Thursday, December 21, 2017

Confederate Statues in Memphis Are Removed After City Council Vote - The New York Times

There is a law in Tennessee that prevents the removal of monuments on public land.

The intent is to prevent the removal of Confederate monuments.

The Memphis city council sold two of its parks to a non-profit, and last night, Confederate monuments were removed:
The City Council here voted Wednesday to sell two city parks with Confederate monuments, clearing the way for two statues to be removed before the city commemorates the 50th anniversary of the assassination of the Rev. Dr. Martin Luther King Jr.

Mayor Jim Strickland first announced the sales of Health Sciences Park and Memphis Park on Twitter.

“History is being made in Memphis tonight,” he said at a news conference later in the evening.

Health Sciences Park had a statue of Nathan Bedford Forrest, a Confederate general and an early member of the Ku Klux Klan, which was removed around 9 p.m. local time.

By 10:30 p.m., cranes had maneuvered into Memphis Park and around a statue of Jefferson Davis, the president of the Confederacy during the Civil War. About 15 minutes later, a crane hoisted the statue onto a truck as a crowd cheered and struck up songs, including “Hit the road Jack.”
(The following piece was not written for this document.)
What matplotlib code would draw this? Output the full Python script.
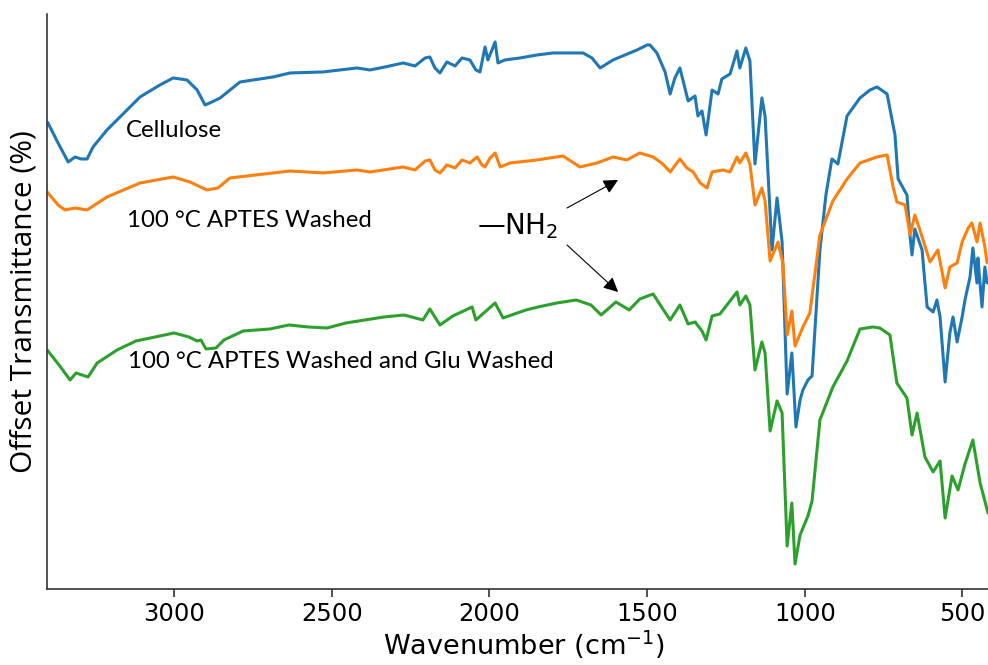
import matplotlib.pyplot as plt

# FTIR spectra (wavenumber in cm-1, offset transmittance)
cel_wn = [3400, 3368, 3336, 3314, 3295, 3276, 3257, 3213, 3108, 3045, 3003, 2959, 2927, 2902,
          2880, 2854, 2791, 2686, 2632, 2528, 2420, 2379, 2331, 2274, 2236, 2204, 2189, 2173,
          2157, 2135, 2109, 2087, 2062, 2043, 2030, 2014, 2005, 1992, 1982, 1973, 1951, 1903,
          1849, 1798, 1745, 1703, 1675, 1649, 1608, 1570, 1532, 1500, 1491, 1469, 1443, 1427,
          1412, 1396, 1370, 1348, 1339, 1326, 1313, 1294, 1275, 1263, 1237, 1215, 1206, 1187,
          1174, 1158, 1136, 1126, 1104, 1088, 1072, 1056, 1041, 1028, 1015, 1006, 990, 977,
          952, 933, 914, 895, 866, 825, 793, 771, 739, 714, 704, 676, 666, 660, 651, 628, 619,
          612, 593, 581, 571, 555, 540, 530, 517, 501, 492, 476, 467, 454, 451, 438, 429, 422, 400]
cel_t = [46.6, 44.6, 42.7, 43.2, 43.0, 43.0, 44.2, 45.9, 49.2, 50.4, 51.1, 50.9, 49.9, 48.4,
         48.7, 49.1, 50.7, 51.2, 51.6, 51.7, 52.1, 51.9, 52.2, 52.6, 52.3, 53.1, 53.2, 52.1,
         51.6, 52.7, 52.3, 53.1, 52.9, 51.9, 51.7, 54.2, 52.9, 53.9, 54.7, 52.6, 52.9, 53.1,
         53.4, 53.6, 53.6, 53.6, 53.1, 52.1, 52.9, 53.4, 53.9, 54.4, 54.4, 53.6, 51.7, 49.5,
         51.1, 52.1, 48.8, 49.3, 47.3, 47.8, 45.4, 49.9, 49.5, 51.0, 51.5, 53.8, 52.1, 54.1,
         52.8, 42.5, 49.1, 47.3, 33.9, 39.1, 34.7, 19.5, 23.6, 16.2, 18.9, 19.9, 20.9, 21.3,
         33.9, 39.4, 43.0, 42.5, 47.3, 49.1, 49.9, 50.2, 49.5, 45.4, 41.0, 39.4, 35.2, 33.4,
         36.0, 33.9, 30.6, 28.2, 27.7, 28.9, 27.2, 20.7, 25.6, 27.2, 24.7, 27.2, 28.9, 31.2,
         34.1, 30.6, 33.1, 28.2, 32.2, 30.6, 31.0]

aptes_wn = [3400, 3368, 3346, 3314, 3276, 3213, 3108, 3003, 2950, 2896, 2861, 2823, 2686, 2632,
            2528, 2420, 2379, 2274, 2236, 2204, 2189, 2173, 2157, 2135, 2109, 2087, 2062, 2039,
            2024, 2014, 1998, 1982, 1966, 1935, 1849, 1767, 1713, 1659, 1608, 1564, 1523, 1481,
            1450, 1427, 1396, 1374, 1354, 1332, 1310, 1294, 1259, 1237, 1215, 1206, 1187, 1174,
            1158, 1136, 1126, 1110, 1085, 1069, 1056, 1041, 1031, 1006, 984, 952, 911, 866, 825,
            771, 739, 720, 708, 682, 666, 651, 635, 603, 578, 555, 540, 517, 501, 482, 470, 454,
            444, 429, 422, 400]
aptes_t = [39.6, 38.4, 37.9, 38.1, 37.9, 39.2, 40.6, 41.2, 40.7, 39.9, 40.1, 41.1, 41.6, 41.8,
           41.6, 41.9, 41.7, 42.2, 41.9, 42.8, 42.9, 41.9, 41.6, 42.4, 42.1, 42.9, 42.6, 43.2,
           42.4, 42.2, 43.1, 43.6, 42.2, 42.6, 42.9, 43.3, 42.2, 42.6, 43.2, 42.9, 43.6, 43.2,
           42.5, 41.7, 43.0, 42.1, 41.7, 40.6, 40.1, 41.7, 41.9, 41.7, 43.2, 42.6, 43.6, 42.5,
           38.4, 40.1, 38.8, 32.8, 34.7, 32.5, 25.4, 27.8, 24.3, 26.2, 27.6, 35.4, 38.8, 41.0, 42.6,
           43.2, 43.4, 40.2, 38.7, 38.4, 35.4, 37.4, 35.9, 32.7, 33.9, 30.1, 32.2, 32.6, 34.7,
           36.1, 36.6, 34.7, 36.6, 34.2, 32.6, 33.0]

glu_wn = [3400, 3365, 3330, 3311, 3273, 3244, 3181, 3121, 3060, 3000, 2953, 2927, 2915, 2899,
          2867, 2842, 2781, 2696, 2636, 2575, 2515, 2455, 2395, 2334, 2271, 2211, 2189, 2157,
          2116, 2055, 2043, 1982, 1957, 1884, 1846, 1786, 1725, 1678, 1646, 1599, 1557, 1523,
          1481, 1450, 1427, 1396, 1370, 1348, 1326, 1313, 1294, 1269, 1247, 1215, 1206, 1187,
          1174, 1158, 1136, 1126, 1110, 1088, 1072, 1056, 1041, 1031, 1015, 990, 977, 952, 911,
          866, 825, 784, 762, 730, 708, 689, 676, 660, 644, 619, 593, 571, 555, 533, 514, 492,
          467, 444, 419, 400]
glu_t = [23.8, 22.4, 20.9, 21.6, 21.2, 22.6, 23.9, 24.8, 25.2, 25.6, 25.2, 24.8, 24.9, 24.0,
         24.1, 24.9, 25.8, 26.0, 26.4, 26.2, 26.1, 26.6, 26.9, 27.2, 27.4, 26.9, 28.0, 26.4,
         27.3, 28.2, 26.9, 28.6, 27.1, 27.9, 28.2, 28.6, 28.9, 28.4, 27.4, 28.7, 27.9, 29.0,
         29.5, 28.0, 26.9, 28.4, 26.5, 26.7, 25.8, 24.9, 27.3, 27.5, 28.4, 29.7, 28.4, 29.3,
         28.4, 21.9, 24.7, 23.6, 15.8, 18.8, 17.6, 4.3, 8.6, 2.5, 5.4, 7.3, 8.8, 16.9, 20.2,
         22.8, 26.0, 26.2, 26.1, 25.4, 20.6, 19.7, 19.1, 15.4, 17.6, 13.2, 11.7, 12.8, 7.1,
         11.3, 9.9, 12.5, 14.9, 10.6, 7.6, 7.5]

labels = ["Cellulose", "100 °C APTES Washed", "100 °C APTES Washed and Glu Washed"]
label_pos = [(3152, 45.8), (3149, 36.8), (3146, 22.7)]

fig = plt.figure(figsize=(9.88, 6.65), dpi=100)
ax = fig.add_axes([0.0476, 0.1143, 0.9524, 0.8647])

ax.plot(cel_wn, cel_t, color='tab:blue', lw=2.2)
ax.plot(aptes_wn, aptes_t, color='tab:orange', lw=2.2)
ax.plot(glu_wn, glu_t, color='tab:green', lw=2.2)

for txt, (x, y) in zip(labels, label_pos):
    ax.text(x, y, txt, fontsize=17.3, family='Lato', ha='left', va='center')

# NH2 marker with two arrows
ax.text(2039, 36.3, "\u2014NH$_2$", fontsize=20, ha='left', va='center')
arrow = dict(arrowstyle='-|>', color='black', lw=0.8, mutation_scale=22, shrinkA=0, shrinkB=0)
ax.annotate("", xy=(1592, 40.9), xytext=(1754, 38.1), arrowprops=arrow)
ax.annotate("", xy=(1592, 29.7), xytext=(1754, 34.4), arrowprops=arrow)

ax.set_xlim(3403, 419)
ax.set_ylim(0, 57.5)
ax.set_yticks([])
ax.set_xticks([3000, 2500, 2000, 1500, 1000, 500])
ax.tick_params(axis='x', labelsize=17.5, length=6, width=1.2, color='#333333')
ax.spines['top'].set_visible(False)
ax.spines['right'].set_visible(False)
for s in ['left', 'bottom']:
    ax.spines[s].set_linewidth(1.2)
    ax.spines[s].set_color('#333333')

ax.set_xlabel("Wavenumber (cm$^{-1}$)", fontsize=19.5)
ax.xaxis.set_label_coords(0.507, -0.068)
ax.set_ylabel("Offset Transmittance (%)", fontsize=21.5, family='Open Sans')
ax.yaxis.set_label_coords(-0.009, 0.5)

fig.savefig("out.png", dpi=100)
The removal of the statues came not only as Memphis prepares for the 50th anniversary of the death of Dr. King, who was assassinated on April 4, 1968, while visiting the city, but also amid a sweeping national debate about the significance of Confederate monuments and whether their removal would be an erasure of history or a righting of past wrongs.

………

Bruce McMullen, the chief legal officer for the city, said in an interview on Wednesday night that the parks had been sold to Memphis Greenspace, a nonprofit led by Van D. Turner Jr., a Shelby County commissioner.

The nonprofit seems to have been created expressly for the purpose of buying the parks: It filed its incorporation papers in October, Mr. Strickland said. Mr. Turner did not immediately return a request for comment.

The city sold Health Sciences Park in its entirety, Mr. McMullen said, and it sold its interest in an easement in Memphis Park. Each was sold for $1,000, he said.

The transfer of the parks to private ownership effectively allowed the city to skirt the Tennessee Heritage Protection Act, a state law that prohibits the removal, relocation or renaming of memorials on public property.
A well deserved f%$# you to the lost causer racists.